Sekitar tujuh belas menit kemudian, saya sampai di kantor. Saya
memarkir mobil dan mencari-cari satpam untuk meminjam motor. Pos satpam kosong.
Saya masuk ke lobi kantor. Mas Is, satpam kantor saya, sedang duduk di salah
satu sofa. Saya lalu meminjam motornya. Ia langsung bangkit dan mengajak saya
berjalan ke pos. Setelah membuka pintu pos, ia membawa seutas kunci dan
menempatkannya di motor.
“Mau ke Jole, mas Is”, kata saya yang dibalasnya dengan
anggukan dan senyuman. Saya berterima kasih kepadanya dan langsung berlalu.
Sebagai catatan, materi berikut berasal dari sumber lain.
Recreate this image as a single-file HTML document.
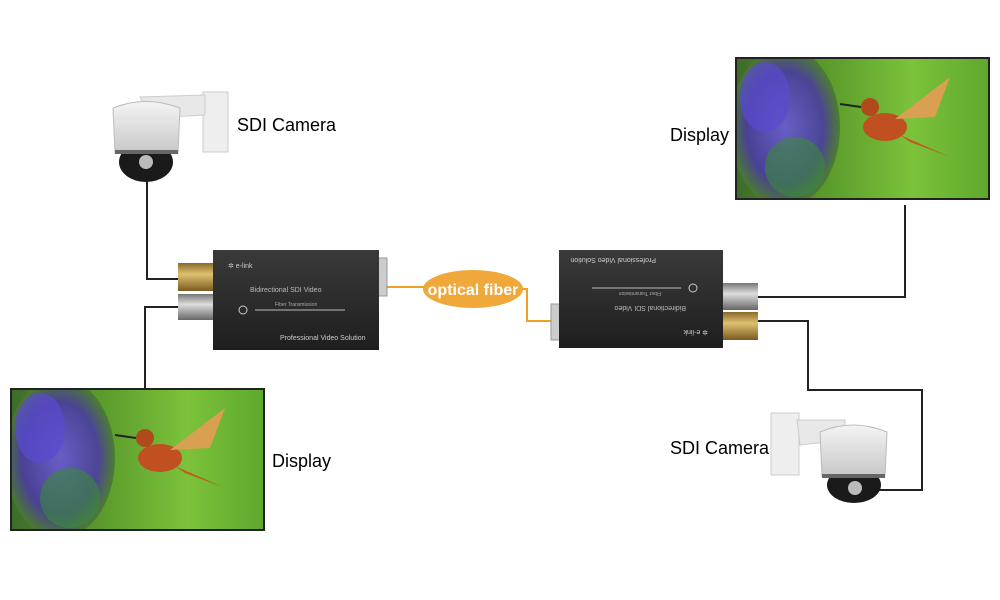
<!DOCTYPE html>
<html><head><meta charset="utf-8"><style>
body{margin:0;background:#fff;}
svg{display:block}
text{font-family:"Liberation Sans",sans-serif}
</style></head><body>
<svg width="1000" height="600" viewBox="0 0 1000 600" xmlns="http://www.w3.org/2000/svg">
<defs>
<clipPath id="dc"><rect x="2" y="2" width="251" height="139"/></clipPath>
<linearGradient id="bg" x1="0" y1="0" x2="1" y2="0">
<stop offset="0" stop-color="#3f6b2a"/><stop offset="0.35" stop-color="#5a9a2c"/><stop offset="0.7" stop-color="#7cc23a"/><stop offset="1" stop-color="#5ea82e"/></linearGradient>
<radialGradient id="fl" cx="0.5" cy="0.5" r="0.5"><stop offset="0" stop-color="#6a5ad8"/><stop offset="0.7" stop-color="#4a3ca0"/><stop offset="1" stop-color="#4a7a30"/></radialGradient>
<linearGradient id="box" x1="0" y1="0" x2="0" y2="1"><stop offset="0" stop-color="#3a3a3a"/><stop offset="1" stop-color="#1e1e1e"/></linearGradient>
<linearGradient id="gold" x1="0" y1="0" x2="0" y2="1"><stop offset="0" stop-color="#8a6a2a"/><stop offset="0.4" stop-color="#e0c070"/><stop offset="1" stop-color="#7a5a20"/></linearGradient>
<linearGradient id="silv" x1="0" y1="0" x2="0" y2="1"><stop offset="0" stop-color="#777"/><stop offset="0.4" stop-color="#ddd"/><stop offset="1" stop-color="#666"/></linearGradient>
<linearGradient id="dome" x1="0" y1="0" x2="0" y2="1"><stop offset="0" stop-color="#f4f4f4"/><stop offset="1" stop-color="#c8c8c8"/></linearGradient>
<g id="disp">
<rect x="0" y="0" width="255" height="143" fill="#222"/>
<g clip-path="url(#dc)">
<rect x="2" y="2" width="251" height="139" fill="url(#bg)"/>
<ellipse cx="50" cy="70" rx="55" ry="80" fill="url(#fl)" opacity="0.9"/>
<ellipse cx="30" cy="40" rx="25" ry="35" fill="#5a4ad0" opacity="0.7"/>
<ellipse cx="60" cy="110" rx="30" ry="30" fill="#3a8a3a" opacity="0.6"/>
<ellipse cx="150" cy="70" rx="22" ry="14" fill="#c05020"/>
<circle cx="135" cy="50" r="9" fill="#b04a1a"/>
<line x1="126" y1="50" x2="105" y2="47" stroke="#222" stroke-width="2"/>
<path d="M160 62 L215 20 L200 60 Z" fill="#d8a050"/>
<path d="M165 78 L215 100 L175 85 Z" fill="#c05a20"/>
</g>
</g>
</defs>

<g fill="none" stroke="#222" stroke-width="2">
<polyline points="147,180 147,279 180,279"/>
<polyline points="145,388 145,307 180,307"/>
<polyline points="905,205 905,297 758,297"/>
<polyline points="758,321 808,321 808,390 922,390 922,490 878,490"/>
</g>
<g fill="none" stroke="#f0a020" stroke-width="2">
<polyline points="385,287 430,287"/>
<polyline points="520,289 527,289 527,321 555,321"/>
</g>
<ellipse cx="473" cy="289" rx="50" ry="19" fill="#f0a83a"/>
<text x="473" y="295" text-anchor="middle" font-size="16" font-weight="bold" fill="#fff">optical fiber</text>

<rect x="203" y="92" width="25" height="60" fill="#eee" stroke="#ccc"/>
<path d="M140 97 L205 95 L205 115 L150 118 Z" fill="#e8e8e8" stroke="#ccc"/>
<ellipse cx="146" cy="162" rx="27" ry="20" fill="#1a1a1a"/>
<circle cx="146" cy="162" r="7" fill="#bbb"/>
<path d="M113 108 Q146 95 180 108 L178 153 L115 153 Z" fill="url(#dome)" stroke="#bbb"/>
<rect x="115" y="150" width="63" height="4" fill="#666"/>
<text x="237" y="131" font-size="18" fill="#000">SDI Camera</text>

<rect x="771" y="413" width="28" height="62" fill="#eee" stroke="#ccc"/>
<path d="M797 420 L845 420 L845 440 L800 445 Z" fill="#e8e8e8" stroke="#ccc"/>
<ellipse cx="854" cy="485" rx="27" ry="18" fill="#1a1a1a"/>
<circle cx="855" cy="488" r="7" fill="#bbb"/>
<path d="M820 432 Q853 418 887 432 L885 476 L822 476 Z" fill="url(#dome)" stroke="#bbb"/>
<rect x="822" y="474" width="63" height="4" fill="#666"/>
<text x="670" y="454" font-size="18" fill="#000">SDI Camera</text>

<rect x="178" y="263" width="37" height="28" fill="url(#gold)"/>
<rect x="178" y="294" width="37" height="26" fill="url(#silv)"/>
<rect x="377" y="258" width="10" height="38" fill="#ccc" stroke="#999"/>
<rect x="213" y="250" width="166" height="100" fill="url(#box)"/>
<text x="228" y="268" font-size="7" fill="#ccc">✲ e-link</text>
<text x="250" y="292" font-size="7" fill="#bbb">Bidirectional SDI Video</text>
<text x="275" y="306" font-size="5" fill="#aaa">Fiber Transmission</text>
<line x1="255" y1="310" x2="345" y2="310" stroke="#bbb" stroke-width="1"/>
<circle cx="243" cy="310" r="4" fill="none" stroke="#ccc"/>
<text x="280" y="340" font-size="7" fill="#ccc">Professional Video Solution</text>

<rect x="721" y="283" width="37" height="27" fill="url(#silv)"/>
<rect x="721" y="312" width="37" height="28" fill="url(#gold)"/>
<rect x="551" y="304" width="10" height="36" fill="#ccc" stroke="#999"/>
<rect x="559" y="250" width="164" height="98" fill="url(#box)"/>
<g transform="rotate(180 641 299)">
<text x="574" y="268" font-size="7" fill="#ccc">✲ e-link</text>
<text x="596" y="292" font-size="7" fill="#bbb">Bidirectional SDI Video</text>
<text x="621" y="306" font-size="5" fill="#aaa">Fiber Transmission</text>
<line x1="601" y1="310" x2="690" y2="310" stroke="#bbb"/>
<circle cx="589" cy="310" r="4" fill="none" stroke="#ccc"/>
<text x="626" y="340" font-size="7" fill="#ccc">Professional Video Solution</text>
</g>

<use href="#disp" x="10" y="388"/>
<use href="#disp" x="735" y="57"/>
<text x="272" y="467" font-size="18" fill="#000">Display</text>
<text x="670" y="141" font-size="18" fill="#000">Display</text>
</svg>
</body></html>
Di Jole,
saya sudah ditunggu oleh pak Baharullah yang sedang duduk di ruang tamunya
sambil membaca koran. Masih berseragam kerja, beliau bertanya tentang beberapa
hal seputar surat keterangan yang dibuat oleh anak buahnya. Saya menyerahkan
map berwarna hijau berisi kertas-kertas yang akan ditandatanganinya itu kepadanya.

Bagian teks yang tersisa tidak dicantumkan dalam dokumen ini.